Some people went to a nightclub out of the city. The rest of us moved next door to Indy’s. Indy’s is a Mexican bar. There is also a terrace here, and that night they had a live band playing Mexican and Spanish music. You can find also cocktails here, but I decided to sample the large collection of foreign vodka instead. They have many types, Stolichnaya (definitely the best vodka – Russian, of course), Krupnik a Polish honey vodka, Šljivovica a popular Croatian plum brandy, and Travarica a Croatian herbal vodka (something like the Czech drink Becherovka.)
Zagreb is not a cheap place for a night out, especially if you are travelling on a budget. This time I wasn’t; I was here only for a short holiday, but I was conscious of some others from our group.
Also, Zagreb is not a late city. Most pubs, bars, and restaurants close by 11pm.
Friday or Saturday is a good night to go when you want to meet young Croatians.
After Indy’s we walked back to Trg bana J Jelačića and caught a night tram back to the Ravnice Youth Hostel.
Member Rating 4 out of 5 on December 13, 2004
Before the recent war, Croatia was a popular tourist destination. I didn’t know any people that had been there since the war ended, so I didn’t know how I would find the country to be. I travelled there in August 2004 for some days, just to Zagreb and some places close by.
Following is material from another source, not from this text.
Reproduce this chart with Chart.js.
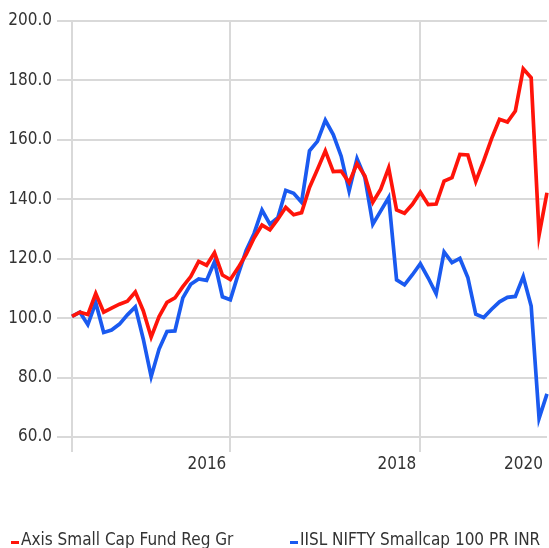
<!DOCTYPE html>
<html>
<head>
<meta charset="utf-8">
<script src="https://cdn.jsdelivr.net/npm/chart.js@4.4.1/dist/chart.umd.min.js"></script>
<style>
  html, body { margin: 0; padding: 0; background: #fff; }
  #wrap { position: relative; width: 549px; height: 548px; overflow: hidden; }
  #wrap canvas { position: absolute; left: 0; top: 0; }
  .legend-item {
    position: absolute; top: 531px; height: 17px; line-height: 17px;
    font-family: 'Liberation Sans Narrow', 'DejaVu Sans Condensed', sans-serif;
    font-size: 17px; color: #333; white-space: nowrap;
  }
  .legend-item i { display: inline-block; width: 8px; height: 3px; margin-right: 2px; vertical-align: 1px; }
</style>
</head>
<body>
<div id="wrap">
  <canvas id="chart" width="549" height="548"></canvas>
  <div id="legend"></div>
</div>
<script>
// monthly points, Apr 2015 .. Apr 2020
const months = [];
for (let y = 2015, m = 4; months.length < 61; m++) {
  if (m > 12) { m = 1; y++; }
  months.push(y + '-' + String(m).padStart(2, '0'));
}

const axisFund = [
  100.6, 102.0, 101.2, 108.3, 102.0, 103.4, 104.7, 105.7, 108.8, 102.5,
  93.6, 100.5, 105.3, 106.8, 110.6, 114.0, 119.1, 117.8, 122.0, 114.5,
  113.0, 117.0, 121.5, 127.0, 131.3, 129.7, 133.3, 137.3, 134.8, 135.5,
  144.0, 150.0, 156.3, 149.3, 149.5, 145.6, 152.0, 147.8, 139.0, 143.4,
  150.6, 136.4, 135.3, 138.3, 142.4, 138.2, 138.4, 146.1, 147.3, 155.1,
  154.9, 146.0, 152.9, 160.4, 166.9, 166.0, 169.7, 183.9, 180.9, 128.0,
  142.2
];

const niftySmallcap = [
  100.6, 102.0, 97.8, 105.2, 95.2, 96.0, 98.0, 101.1, 103.8, 93.0,
  80.3, 89.6, 95.5, 95.7, 106.8, 111.4, 113.2, 112.7, 119.0, 107.2,
  106.2, 114.8, 122.8, 128.5, 136.4, 131.6, 133.8, 143.0, 142.0, 139.0,
  156.3, 159.5, 166.6, 161.8, 154.5, 142.8, 153.7, 147.3, 131.6, 136.1,
  140.6, 112.9, 111.2, 114.6, 118.3, 113.5, 108.2, 122.3, 118.7, 120.1,
  113.7, 101.3, 100.2, 103.0, 105.5, 107.0, 107.3, 114.0, 104.1, 66.3,
  74.5
];

const seriesNames = ['Axis Small Cap Fund Reg Gr', 'IISL NIFTY Smallcap 100 PR INR'];
const seriesColors = ['#ff140a', '#1a5af0'];

// year markers on the x axis (index into months)
const yearTickIndex = [0, 20, 44, 60];
const yearTickLabels = ['', '2016', '2018', '2020'];

const gridColor = '#d9d9d9';
const font = { family: "'Liberation Sans Narrow', 'DejaVu Sans Condensed', sans-serif", size: 17 };

new Chart(document.getElementById('chart'), {
  type: 'line',
  data: {
    labels: months,
    datasets: [axisFund, niftySmallcap].map((d, i) => ({
      label: seriesNames[i],
      data: d,
      borderColor: seriesColors[i],
      borderWidth: 3.7,
      pointRadius: 0,
      tension: 0,
      fill: false
    }))
  },
  options: {
    responsive: false,
    animation: false,
    layout: { padding: { top: 21, right: 0, bottom: 0, left: 0 } },
    plugins: { legend: { display: false }, tooltip: { enabled: false } },
    scales: {
      x: {
        border: { display: false },
        grid: {
          color: c => (c.tick && c.tick.value === 60) ? 'rgba(0,0,0,0)' : gridColor,
          lineWidth: 2,
          tickLength: 15
        },
        afterBuildTicks: s => { s.ticks = yearTickIndex.map(v => ({ value: v })); },
        afterFit: s => { s.height = 111; },
        ticks: {
          autoSkip: false,
          maxRotation: 0,
          align: 'end',
          labelOffset: -4,
          padding: 2,
          color: '#333',
          font: font,
          callback: v => yearTickLabels[yearTickIndex.indexOf(v)] || ''
        }
      },
      y: {
        min: 60,
        max: 200,
        border: { display: false },
        grid: { color: gridColor, lineWidth: 2, tickLength: 15 },
        afterFit: s => { s.width = 72; },
        ticks: {
          stepSize: 20,
          padding: 5,
          color: '#333',
          font: font,
          callback: v => v.toFixed(1)
        }
      }
    }
  }
});

// legend as html text under the plot
const legend = document.getElementById('legend');
const legendLeft = [11, 290];
seriesNames.forEach((name, i) => {
  const item = document.createElement('div');
  item.className = 'legend-item';
  item.style.left = legendLeft[i] + 'px';
  item.innerHTML = '<i style="background:' + seriesColors[i] + '"></i>' + name;
  legend.appendChild(item);
});
</script>
</body>
</html>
I fell in love with Eastern Europe after I travelled in Czech Republic and Poland for the first time nearly 10 years ago. It will always be a favourite part of the world for me. Actually, I would live somewhere here if possible. Much has changed in this part of the world since the ending of Communism, but much also remains the same. For me, much of the beauty of Eastern Europe is in the simplicity of life, the friendly people, the laid-back pace of life, and the many natural beauties.
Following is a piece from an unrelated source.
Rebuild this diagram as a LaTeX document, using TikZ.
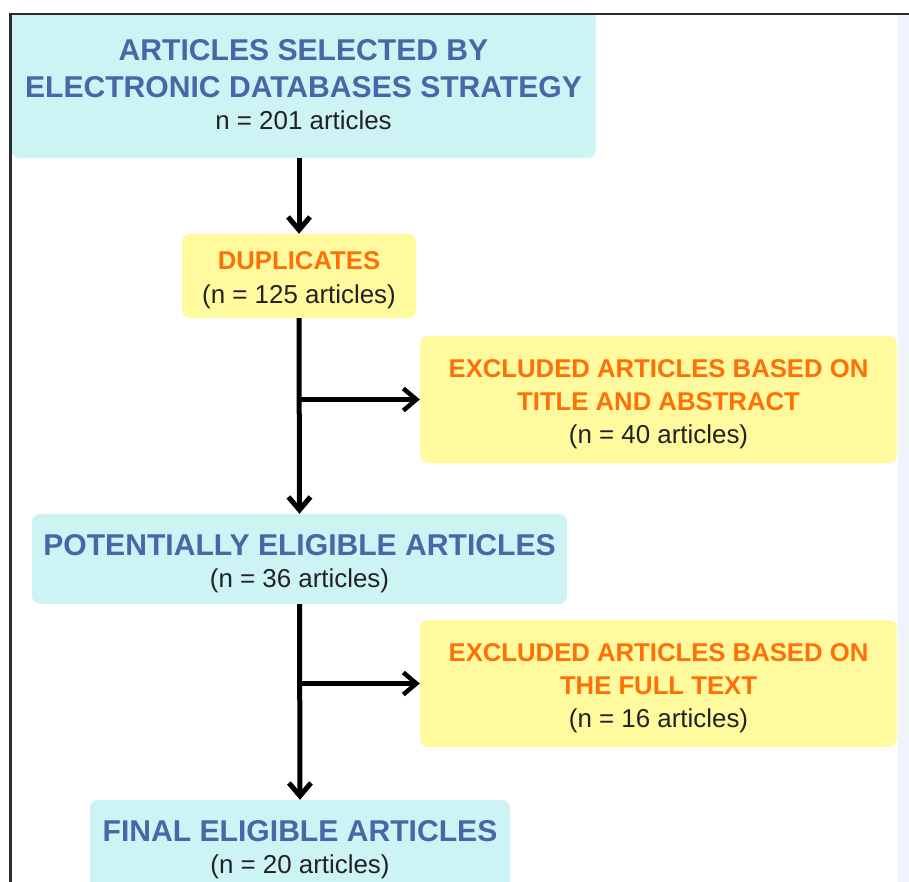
\documentclass[tikz,border=0pt]{standalone}
\usepackage{fontspec}
\setmainfont{Liberation Sans}
\usetikzlibrary{arrows.meta, positioning}
\definecolor{cyanbg}{HTML}{CEF3F5}
\definecolor{hdblue}{HTML}{4A66A6}
\definecolor{ylwbg}{HTML}{FFFA9E}
\definecolor{exorange}{HTML}{FF7008}
\definecolor{txtdark}{HTML}{222222}
\definecolor{frameline}{HTML}{2B2B2B}
\definecolor{sidestrip}{HTML}{EEF3FC}

\newcommand{\bluehead}{\fontsize{30.1}{34}\selectfont\bfseries\color{hdblue}}
\newcommand{\orangehead}{\fontsize{25.7}{34}\selectfont\bfseries\color{exorange}}
\newcommand{\countline}{\fontsize{25.9}{34}\selectfont\mdseries\color{txtdark}}
\newcommand{\topstrut}[1]{\rule{0pt}{#1}}
\newcommand{\botstrut}[1]{\rule[-#1]{0pt}{#1}}

\begin{document}
\begin{tikzpicture}[x=1pt, y=-1pt, >={Straight Barb[length=13pt, width=22pt]},
  stagebox/.style={fill=cyanbg, rounded corners=8pt, align=center, inner sep=0pt, font=\countline},
  exclbox/.style={fill=ylwbg, rounded corners=8pt, align=center, inner sep=0pt, font=\countline},
  flow/.style={->, black, line width=5pt},
  branch/.style={->, black, line width=4.5pt}]
\useasboundingbox (0,0) rectangle (909,882);

% side strip at the right edge
\fill[sidestrip] (898,15.5) rectangle (909,882);

% ========== Main column ==========
\node[stagebox, minimum width=585pt, minimum height=143pt] (sel) at (303.5,86.5)
  {{\bluehead ARTICLES SELECTED BY}\\[3pt]{\bluehead ELECTRONIC DATABASES STRATEGY}\\[-2pt]n = 201 articles\botstrut{4pt}};
\fill[cyanbg] (sel.north west) rectangle ([yshift=-12pt]sel.north east);

\node[exclbox, minimum width=234pt, minimum height=84pt] (dup) at (299,276)
  {{\orangehead\topstrut{26pt}DUPLICATES}\\(n = 125 articles)};

\node[stagebox, minimum width=535pt, minimum height=90pt] (pot) at (299.5,559)
  {{\bluehead\topstrut{30pt}POTENTIALLY ELIGIBLE ARTICLES}\\[-2pt](n = 36 articles)};

\node[stagebox, minimum width=420pt, minimum height=90pt] (fin) at (300,845)
  {{\bluehead\topstrut{30pt}FINAL ELIGIBLE ARTICLES}\\[-2pt](n = 20 articles)};

% ========== Exclusions ==========
\node[exclbox, minimum width=477pt, minimum height=127pt] (exa) at (658.5,399.5)
  {{\orangehead\topstrut{28pt}EXCLUDED ARTICLES BASED ON}\\[-1pt]{\orangehead TITLE AND ABSTRACT}\\[-1pt](n = 40 articles)};

\node[exclbox, minimum width=477pt, minimum height=127pt] (exb) at (658.5,683.5)
  {{\orangehead\topstrut{28pt}EXCLUDED ARTICLES BASED ON}\\[-1pt]{\orangehead THE FULL TEXT}\\[-1pt](n = 16 articles)};

% Arrows
\draw[flow] (dup.north |- sel.south) -- (dup.north);
\draw[flow] (dup.south) -- (pot.north);
\draw[flow] (pot.south) -- (fin.north);
\draw[branch] (dup.south |- exa.west) -- (exa.west);
\draw[branch] (pot.south |- exb.west) -- (exb.west);

% frame
\draw[frameline, line width=2.8pt] (10.3,882) -- (10.3,14) -- (909,14);

\end{tikzpicture}
\end{document}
I arrived in Zagreb by train; the train station is in the lower town, Donji Grad. If you have never travelled in Eastern Europe before, Zagreb will be a rude introduction to one of the most beautiful parts of the world.
Zagreb is not the cleanest city I have seen. The Upper Town is cleaner than the Lower Town. In many places there is much graffiti, and you will see many beggars. People do not have so much money, and you can notice this easily. But it is a safe place to travel. People are friendly and always make an effort with foreigners.
So what did I like best? Although it was August, it was not so crowded (most tourists travel to the coast and islands for the sun at this time). Walking is really the best way to see the city, and getting lost was one of the best things I did. I extended my morning afternoon walking tour along little side streets. At one time, I found myself near a large shopping centre that I failed to find on any Zagreb map, but I don’t think I could find it again if I went looking!
Strolling around with no fixed place to go allows you to be freer, and this is when you find the special hidden places. I try always to do this when I travel, and this is always when I get a real feeling for a city or place.
I met many different people – local and foreign – and I took time to talk with them. Listening to how they find the changes in the country changes your own opinions also. Zagreb is a wonderful city that I really like and already want to return to.